Zaluzhny will be replaced by General Oleksandr Syrsky, who previously served as head of the Ukrainian Ground Forces since 2019.

Prior to Zaluzhny’s firing, both Ukrainian and Western outlets had reported that Zelensky often purposely communicated his orders directly with Syrsky, bypassing Zaluzhny. Syrsky is also notorious for leading the defense of Bakhmut, which cost the lives of tens of thousands of Ukrainian soldiers in a battle that became known as a “meat grinder” due to high casualties on both sides. 

Similar tactics are now being employed in the eastern city of Avdiivka, which Zelensky has reportedly ordered to be held despite the high-risk of encirclement of Ukrainian forces and heavy casualties as earlier in Bakhmut. Syrsky’s appointment will thus likely result in continued high casualties and growing resentment from the frontlines towards Zelensky.

Reporting on the initial reaction to the move, the  Financial Times wrote, “Ukrainian troops and western officials speaking on condition of anonymity told the FT that Syrsky’s appointment as top commander bodes ill for the war. Soldiers who have criticized him in interviews say that he has callously thrown away troops. Some have dubbed him ‘the butcher.’”

The Financial Times also quoted a Ukrainian soldier on X/Twitter as saying “We are all screwed”. He added that this was the sentiment among troops in a private chat group “who went through all stages of the defense of Bakhmut with Syrsky.”

Illia Ponomarenko, a right-wing war reporter for the pro-NATO Kyiv Independent who was previously embedded with the neo-Nazi Azov Battalion, signaled his resentment with the switch to Syrsky from the standpoint of Ukrainian nationalism, stating on X/Twitter: “Yes, Ukraine’s new top commanding general in its war against Russian invasion is an ethnic Russian born and raised in Russia. He studied military affairs to be commissioned as an officer in Moscow. He moved to Ukraine as a teen in 1980.”

Ponomarenko also reported that he believed Zaluzhny would soon retire from the military to start his “political career,” which served as the alleged initial source of tensions between Zelensky and Zaluzhny.

Despite the failed counteroffensive that cost the lives of over a reported 125,000 Ukrainian soldiers this past spring and summer, Zaluzhny remains a popular figure as a “war hero” in Ukraine and was rumored to be Zelensky’s main rival in presidential elections originally scheduled for 2024. Zelensky canceled the elections as tensions with Zaluzhny escalated last fall. 

Zaluzhny has been polling higher than Zelensky in almost every major poll.

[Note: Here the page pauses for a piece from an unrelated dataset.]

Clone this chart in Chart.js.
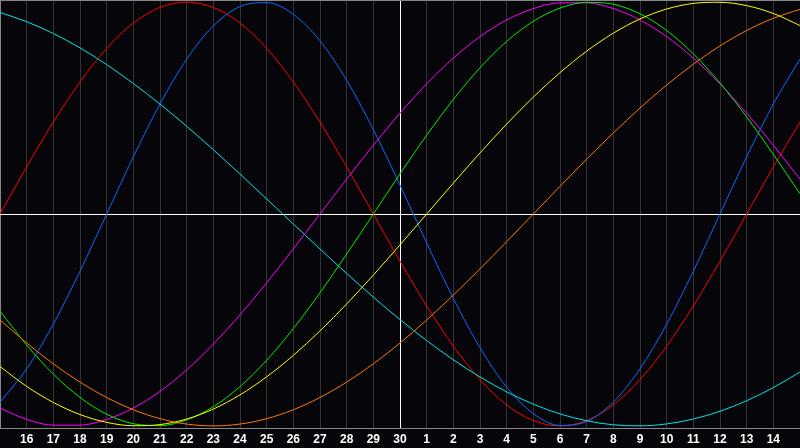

Above all, he has established a close relationship with the country’s far-right. He has publicly expressed admiration for the Ukrainian fascist leader Stepan Bandera and has been photographed repeatedly with far-right paraphernalia

Last week, following rumors of impending dismissal, a picture of Zaluzhny meeting with the commander of the neo-Nazi Right Sector Andriy Stempitsky was posted to Facebook with a portrait of Bandera in the background. Such photos are clearly meant to send a menacing political message to anyone opposing Zaluzhny within Ukrainian politics, and especially Zelensky.

Organizations like the Right Sector have been armed for over a decade by the imperialist powers and had played a central role first in the US- and EU-backed far-right coup in Kiev in February 2014, and, since 2022, in the NATO proxy war against Russia.

Valery Zaluzhny (left) with Andriy Stempitsky, a commander of the fascist Right Sector during his last days in office. Both men are photographed in front of a portrait of Ukrainian fascist leader Stepan Bandera

In an attempt likely intended to keep Zaluzhny under Zelensky’s control, he was reportedly first offered several different lesser positions within the Ukrainian government, including ambassador to the United Kingdom and head of the National Security and Defense Council, both of which he apparently refused. According to Ponomarenko, Zaluzhny’s refusal to accept these positions under the Zelensky government could signal his turn toward direct involvement in Ukrainian politics in opposition to Zelensky.

Despite the crisis within the Zelensky government, National Security Council spokesman John Kirby signaled that Washington would continue to back Kiev stating “we’re not concerned about Ukraine stability” as a result of the move.

On the same day that Zaluzhny’s firing became official, the US Senate voted to advance a $95 billion foreign aid package for both Ukraine and Israel, signaling that it views both states as essential outposts from the viewpoint of American imperialism. According to the initial version of the bill, Ukraine would receive $60 billion of the $95 billion in aid.